Thirdly, at a particular occasion,
the source claimed that when Orebinrin's friends were invited for briefing
differently, the three of them- Pastor, Baba Rilwan and Alfa Rafiu, gave three
different accounts of the same event.
Then, the parts of his body which
were missing raised another poser on the cause of his death.
Ultimately, a day after his death,
one of his female friends, a lady photographer at Omolade was said to have
gossiped to some of their neighbours' hearing that “they had planned to kidnap
Daddy Tunde (Orebinrin) on Tuesday but he escaped,” saying he shouldn't have
returned for the trip the next day.

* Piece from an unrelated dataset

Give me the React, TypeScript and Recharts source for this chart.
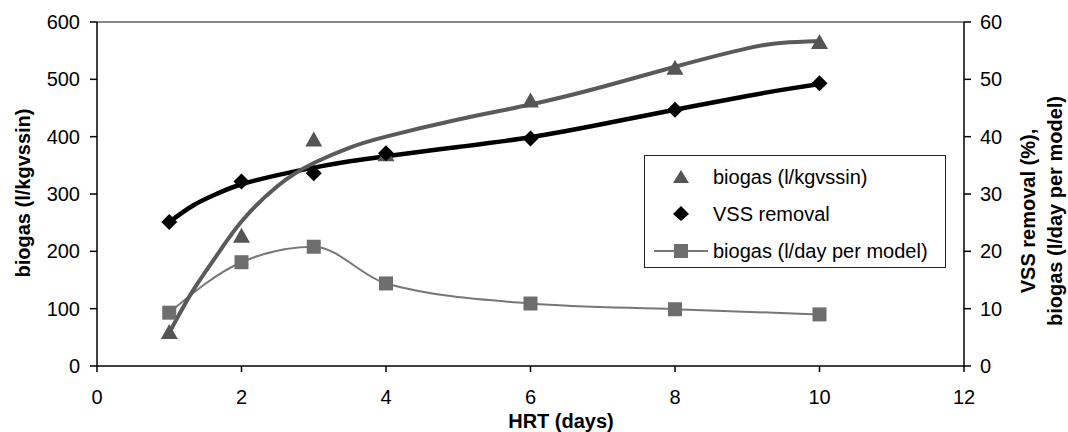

The said photographer, investigations also
revealed, had been sending an informal message to Orebinrin's wife that they
should take things easy with the suspects, adding that they would be the one to
take care of her after the demise of her husband.
The case, Crime and Security
gathered was reported at the Criminal Investigation Department (CID), Iyaganku,
Ibadan, and is still being investigated by the police.
A policeman at the CID, Iyaganku
Station, Ibadan, who pleaded anonymity, while speaking with Crime and Security,
said, “nobody can claim to know the cause of his (Orebinrin) death.
“What the police investigation has
revealed so far is that of a death through armed robbery. However, investigations
into the matter are still on-going.”
In an interview with Crime and
Security, Orebinrin's wife said her late husband's friend's hands were not
clean, but said the family and the police would do justice to the case and help
bring the killers of her husband to book.
“The three of them are well known
to me as good friends of my husband. They used to come here, eat here in our
sitting room in the same plate with my husband. Only God will judge if truly
their hands are clean because with my husband we trusted them as our friends
and confidants, but today, apart from God Almighty, only they and my late
husband knew exactly what happened. I am sure whoever did this or have a hand
in it will not go scot free in Jesus name,” she said.